Valerie Kraft is a Nima College Ambassador and food safety activist studying Medicine, Health, and Society at Vanderbilt University in Nashville, Tennessee. Valerie has been a leader in allergy advocacy work for young adults since being diagnosed with celiac disease in 2015. Read more about Valerie here.

When I was diagnosed with Celiac Disease at the beginning of my junior year in high school, it radically altered my college search. Dining, which had previously never been a factor, suddenly moved to the forefront of my decision making process. I’m sharing some tips below that I hope can help you navigate this decision as rising college student!


1. Ask Around

When conducting your college search, reach out to the dietitian, executive chef, or disability services office of each university you consider. While this may seem like a daunting task, having an idea about how potential accommodations may impact your experience as a college student is a valuable insight. Unfortunately, many colleges and universities are miles behind in terms of gluten free and allergen safe food options. Knowing which accommodations a particular school offers can help you plan ahead and also may play an important role in your decision making process. 

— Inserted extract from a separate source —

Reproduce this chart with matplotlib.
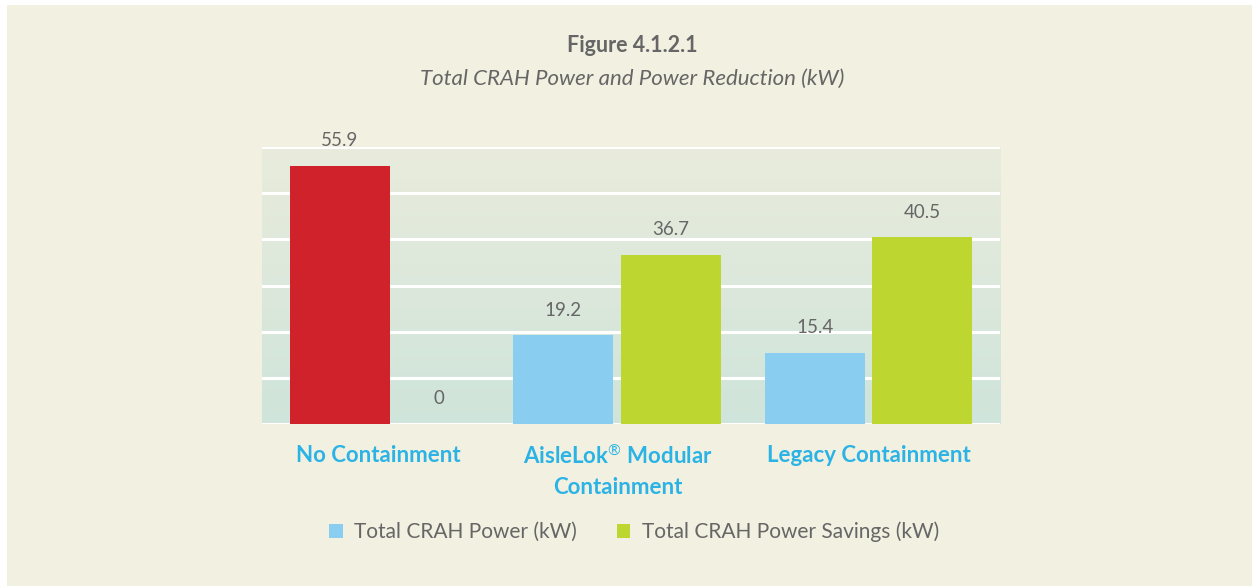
import numpy as np
import matplotlib as mpl
import matplotlib.pyplot as plt
from matplotlib.patches import Patch, Rectangle
from matplotlib.colors import LinearSegmentedColormap

mpl.rcParams['font.family'] = ['Lato', 'DejaVu Sans']
mpl.rcParams['mathtext.fontset'] = 'custom'
mpl.rcParams['mathtext.rm'] = 'Lato'
mpl.rcParams['mathtext.bf'] = 'Lato:bold'

# data
categories = ['No Containment', 'AisleLok$^{\\circledR}$ Modular\nContainment', 'Legacy Containment']
power = [55.9, 19.2, 15.4]        # total CRAH power (kW), first one is the red baseline
savings = [0.0, 36.7, 40.5]       # total CRAH power savings (kW)
series_names = ['Total CRAH Power (kW)', 'Total CRAH Power Savings (kW)']

# layout (x in units of 100 px of the plot area)
x_power = [0.78, 3.01, 5.53]
x_savings = [1.77, 4.09, 6.60]
x_ticks = [1.165, 3.56, 6.065]
BW = 1.0

CREAM = '#F2F0E0'
RED, BLUE, GREEN = '#D0222B', '#89CDF0', '#BDD630'
GREY = '#666666'
CATBLUE = '#2BB3E6'

fig = plt.figure(figsize=(12.52, 5.86), dpi=100, facecolor='white')
fig.patches.append(Rectangle((7/1252, 0), 1, 1 - 5/586, transform=fig.transFigure,
                             facecolor=CREAM, edgecolor='none', zorder=-10))

ax = fig.add_axes([262/1252, 162/586, 738/1252, 277/586])
ax.set_xlim(0, 7.38)
ax.set_ylim(0, 60)
ax.patch.set_alpha(0)

# vertical gradient background of the plot area
cmap = LinearSegmentedColormap.from_list('bg', ['#CFE4DA', '#E9ECDC'])
ax.imshow(np.linspace(0, 1, 256).reshape(-1, 1), cmap=cmap, origin='lower',
          extent=[0, 7.38, 0, 60], aspect='auto', zorder=0)
for v in range(0, 61, 10):
    ax.axhline(v, color='white', linewidth=2.2, zorder=1)

bar_colors = [RED, BLUE, BLUE]
ax.bar(x_power, power, width=BW, color=bar_colors, zorder=2)
ax.bar(x_savings, savings, width=BW, color=GREEN, zorder=2)

for xs, vals in ((x_power, power), (x_savings, savings)):
    for x, v in zip(xs, vals):
        lab = '0' if v == 0 else f'{v:.1f}'
        ax.annotate(lab, (x, v), xytext=(0, 18), textcoords='offset points',
                    ha='center', va='center', fontsize=13.5, color=GREY, zorder=3)

ax.set_xticks(x_ticks)
ax.set_xticklabels(categories, fontsize=16, fontweight='bold', color=CATBLUE,
                   linespacing=1.5, va='top')
ax.tick_params(axis='x', length=0, pad=15)
ax.set_yticks([])
for s in ax.spines.values():
    s.set_visible(False)

fig.text(632/1252, 1 - 46/586, 'Figure 4.1.2.1', ha='center', va='center',
         fontsize=15.5, fontweight='bold', color=GREY)
fig.text(632/1252, 1 - 79/586, 'Total CRAH Power and Power Reduction (kW)',
         ha='center', va='center', fontsize=16, fontstyle='italic', color=GREY)

handles = [Patch(facecolor=BLUE, edgecolor='none'), Patch(facecolor=GREEN, edgecolor='none')]
fig.legend(handles, series_names, loc='center', bbox_to_anchor=(634/1252, 1 - 532/586),
           ncol=2, frameon=False, fontsize=15, labelcolor=GREY,
           handlelength=0.65, handleheight=0.65, handletextpad=0.55, columnspacing=1.9)

fig.savefig('out.png', dpi=100, facecolor=fig.get_facecolor())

2. Meet with Other Students

While I did not have a chance to meet a Celiac student at every school I visited, being able to talk to a current student about their experiences was so helpful and extremely insightful. They were able to answer questions that dining couldn’t, such as the gluten-free friendliness of the city and the social experience of having Celiac Disease on campus. This is likely not listed as a resource on any university’s website, but it is worth asking your university dining contact to see if there is a student willing to talk with you! The Celiac and Nima communities are also another valuable resource – perhaps someone in the community can connect you with a student or alumni!


3. Schedule a Visit

Once you have narrowed down your list of potential schools, I would encourage visiting those few contenders, if possible. While having conversations with dining and other students is helpful, there are some factors that an in person visit can help to illuminate. For example, I remember meeting with the dietitian at a university and touring the dining hall with her. Before my visit, she had mentioned to me that they had a separate gluten-free station in their dining hall. Yet, what she failed to mention, however, was that this station was directly next to the pizza oven and also a self-serve station, both of which are potential cross-contamination concerns. I also ate an on campus meal at my top contending schools to see if I would have a reaction. Of course, this was pre-Nima, so maybe let Nima take the first bites on these trial meals for extra measure! 


gluten-free at vanderbilt

Read how Vanderbilt is going the extra mile for their gluten-free students here!


4. Know Before You Go

Once you decide on a university to attend, reaching out to discuss your dining options prior to your arrival on campus is incredibly beneficial. The transition to college was much easier for me, partly because of my on-going discussions with Vanderbilt Dining – even as early as my junior year in high school! Having these conversations early on allowed me to assess my dining options and understand the accommodation and meal ordering process. Having this information ahead of time allowed me to spend the summer before my freshman year focusing on other concerns, such as moving and registering for classes. This also allowed me to be prepared for the beginning of school; as Vanderbilt, and many other schools, require medical documentation to be in the allergy ordering program, I was able to have this squared away far before move in. 


5. Check Around the City

While having a Celiac-friendly city is not as vital, it certainly is a perk! Once I had decided on Vanderbilt, I did some research into Celiac-friendly restaurants in Nashville. I knew that college involved spontaneity, and I wanted to be prepared to go out and explore with friends. Knowing ahead of time which nearby restaurants were safe definitely helped ease some social anxiety; when invited off campus with friends, I could merely suggest a restaurant, rather than having to dive into research and calls with managers. Even just a quick look at resources such as Nima’s user database or Find Me Gluten Free can help you get a sense of your off campus options! 


6. Don’t Be Afraid to Advocate

You know your needs better than anyone, and don’t be afraid to ask questions regarding your options, both as a prospective and existing student! I’ve found that most people are happy to work with you if they are able to, and most are unaware of the massive effects of Celiac Disease. I’ve helped coach students through meeting with their universities, and there has typically been a positive change since those conversations. As the founder and president of Vanderbilt’s Student Allergy Advisory Council, I’ve seen first hand just what advocacy can do! 


I hope these tips help, and know that I am always an available resource to help out along the way! I remember being so worried as a high school student – choosing a college seemed like such a daunting task. Everyone talked about finding their dream school, yet it never seemed that black and white for me. At the end of my college search, however, I knew in my heart Vanderbilt was my dream school and the perfect choice for me. I was incredibly fortunate that Vanderbilt already had a solid foundation for allergy accommodation, but with guidance and education, I believe any school has the resources and ability to properly and safely serve anyone with Celiac Disease.